Все же, будучи анархистским издательством, «Черный квадрат» не даст читателю забыть, что симпатии Суварина к большевизму продлились недолго. Завершающий фрагмент его воспоминаний относится к поездке Суварина в Москву, где он не только влипает в некоторое количество эпизодов, явно просящихся на страницы советской сатиры 1920-х (так, его спутника, рабочего-механика из Сен-Дени принимают за гнусного буржуя вследствие привычки ходить при галстуке и в тщательно выглаженном костюме), но и встречает Ленина-победителя. Этот Ленин производит на него сильное впечатление, в том числе своей манерой сбивать иностранных гостей с толку вопросом — «Когда же вы сделаете в собственной стране революцию?» — напомнившей Суварину Сократа с его майевтикой (или «гениального дурака», как называл Владимира Ильича Радек). Однако уже спустя несколько месяцев после кончины «вождя пролетариата» Суварин догадался, к чему идет дело в Стране Советов, — а в дальнейшем перековался в принципиального противника не только сталинизма, но и большевизма как такового.
Как бы то ни было, ставка, сделанная самым радикальным крылом циммервальдской левой полностью себя оправдала: классовое чувство действительно возобладало над национальным — и потребовалось-то для этого «всего ничего»: несколько миллионов смертей, голод, крах экономики. Политические силы, пытавшиеся не допустить краха Российской империи, отправились вместе с этой империей в тартарары.
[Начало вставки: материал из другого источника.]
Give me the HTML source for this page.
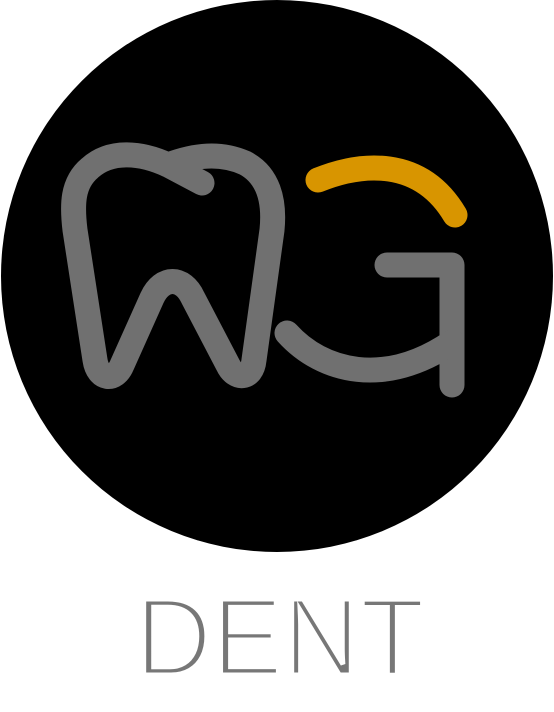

Крайне левые участники собрания в Циммервальде, с другой стороны, ошибочно возлагали надежды на то, как мировая война перерастет в мировой же кризис капитализма, и уж тем более не предвидели они того, что и столетие спустя после этой бойни человечество с энтузиазмом продолжит миллионами изничтожать себе подобных по поводам не менее абсурдным, чем убийство Франца Фердинанда, австрийского эрцгерцога.